I dunno, maybe it's just me, but I think that piecemeal armour cobbled together by mere mortals which offers protection comparable to sacred Space Marine power armour violates both the spirit and the letter of the 40K universe. "In the Grim Darkness of the Far Future, MinMaxing Powergamers can afford to ignore most stuff..."

And, let's be clear, the stacking armours in BoJ were not carefully conceived as part of a deliberate strategy to 'take the game to another level'- if so, the logical place for them would be in Ascention . No, they were created because the freelancer FFG hired to write the Armoury section of BoJ did some research on the Adeptus Arbites and found that all of their iconic gear (carapace armour, combat shotguns, Executioner shells, shockmauls, etc) have already been included in previous books; so with the deadline fast approaching, the freelancer pulled some ill-conceived crap out of his backside to satisfy the word-count he was contractually committed to.

Let's try approaching it from the other direction: allowing stacking armour removes a huge number of tools from the GM's toolbox, as most conventional weapons and adversaries (-even some minor daemons!) can't overcome the protection of Leatherwort, a Balistic Surcoat, and a Synford-Pattern Lock-Shield layered over mid-grade armour, and thus are no longer viable threats.
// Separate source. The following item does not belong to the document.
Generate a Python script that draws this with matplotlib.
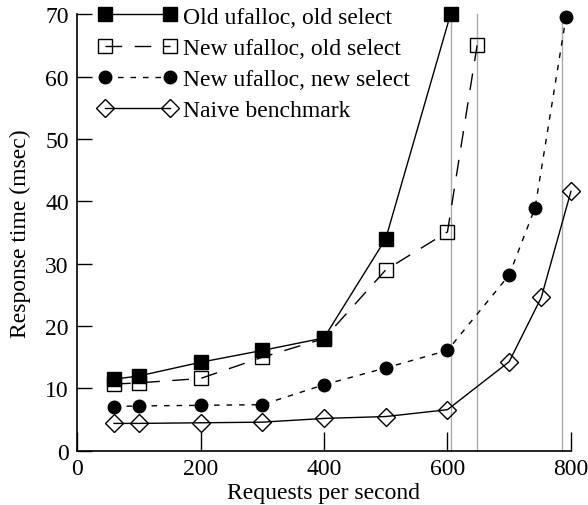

Even if we ignore how this goes against 40K lore, and we ignore how silly it is for cultists to suddenly be equipped with absurd anti-armour kit starting the same day that the PCs invest in their MinMaxed armour combo, and while we are it at ignore the fact that any party members who don't similarly MinMax (either because the PC can't afford it or the player doesn't want to wallow in cheese) will be auto-killed by the Carnosaurs that now replace guards on every cultist hide-out- even if we ignore all of that -- what is the supposed benefit of allowing stacking armour to the game that outweighs the drastic disadvantages...? And why don't any WH40KRP game designers who have come after BoJ agree with you...?

[...]

That's pretty arbitrary if you asked me. Why power armor and not a full-coverage carapace with extra reinforcement and a ballistic shield?

Because a full-coverage (...is there even such a thing?) carapace armour with extra reinforcement (also full-coverage?) and a ballistic shield is still just a carapace, with extra reinforcement, and a shield.
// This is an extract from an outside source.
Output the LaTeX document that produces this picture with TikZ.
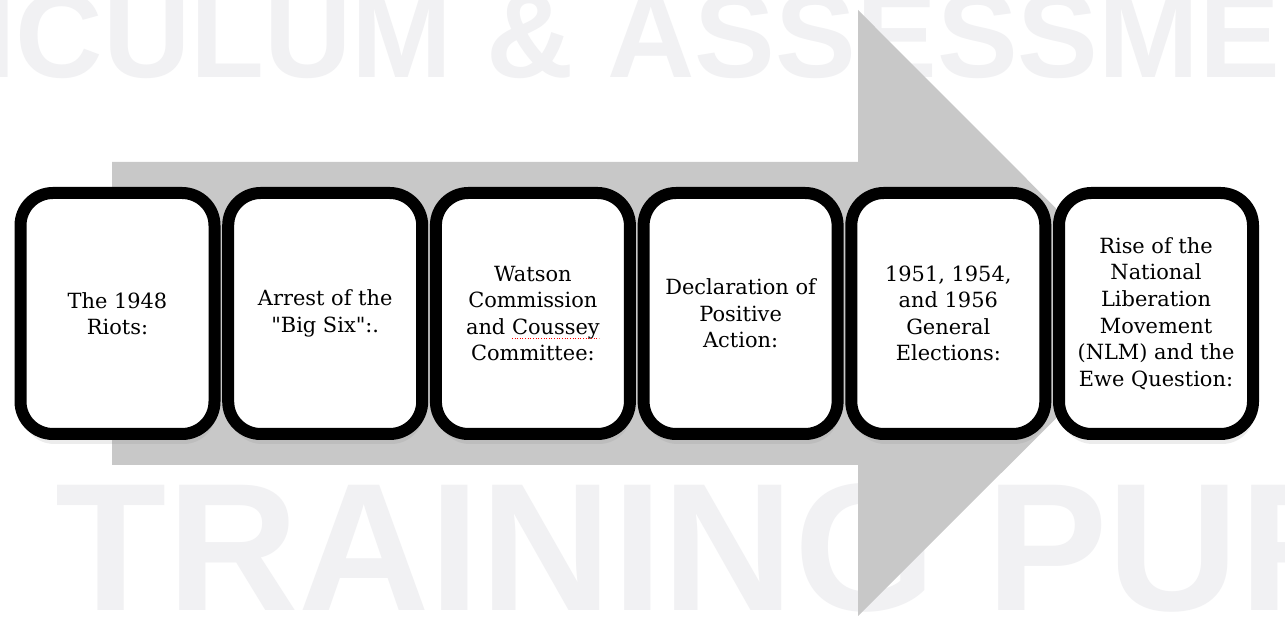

Whereas a power armour is a piece of reinforced defensive shielding so thick, so dense, and so heavy that it requires internal servos, pneumatic pistons and electrically motivated fibre bundles to even move the centimeter-thick (decimeter?) ceramite platings.

Without power, most brands of power armour becomes an exceedingly expensive (although durable) coffin.

If what you describe was ever intended to even approach the defensive capabilities of power armour, the enforcers, marshals and judges of the Adeptus Arbites wouldn't be able to move, let alone pursue criminals.

Nor would the Astartes, the Imperial Guard, any Stormtrooper or Sororitas even think of encasing themselves in power-armour.

Why bother, when we can slap on a trenchcoat and a shield to some carapace?

The kind of play experience you and Adeptus-B advocate has been discontinued long ago. There's nothing gamebreaking about BoJ content unless one insists on using it solely with the corebook. The game has moved on, so should we.

If that were true, all of the post- BoJ gamelines would have overturned the prohibition on stacking armour; instead, every one of them- up to and including DH2 - has been careful to maintain the stacking prohibition.

And I guess The Flesh Is Weak Talent doesn't exist? And the Astartes Storm Shield is just a figment of my imagination? Both predate BoJ.

You're defending a rule that pretty much never existed.

[...]

That's pretty arbitrary if you asked me. Why power armor and not a full-coverage carapace with extra reinforcement and a ballistic shield?

Because a full-coverage (...is there even such a thing?) carapace armour with extra reinforcement (also full-coverage?) and a ballistic shield is still just a carapace, with extra reinforcement, and a shield.

Heavy carapace is just one AP less than light powered armor, two points less than heavy. It's almost as if the carapace, a futuristic plate armor made from impossible alloys, was meant to be extremely effective! As in, "standard issue for best soldiers outside of Astartes and the elite lawkeeping army" effective.

Sheer degree of protection isn't the greatest asset of the powered armor - it's the fact that it can be worn indefinitely without any fatigue, and enhances users' strength on top of that! Protection is certainly nice, but it's not a completely different level - rather, a distinct edge.

I can't help but think, the "issue" of players getting too careless due to optimized gear is much better solved by switching to superior Righteous Fury rules from Only War.

I feel as if we have gotten far off topic at the moment. If you wish to discuss GM strategy about high-armored characters, take it to the GM forum. And there are other places to complain about who wrote what for various products.

In any case, thank you to those people who helped decide what a ballistic surcoat actually was.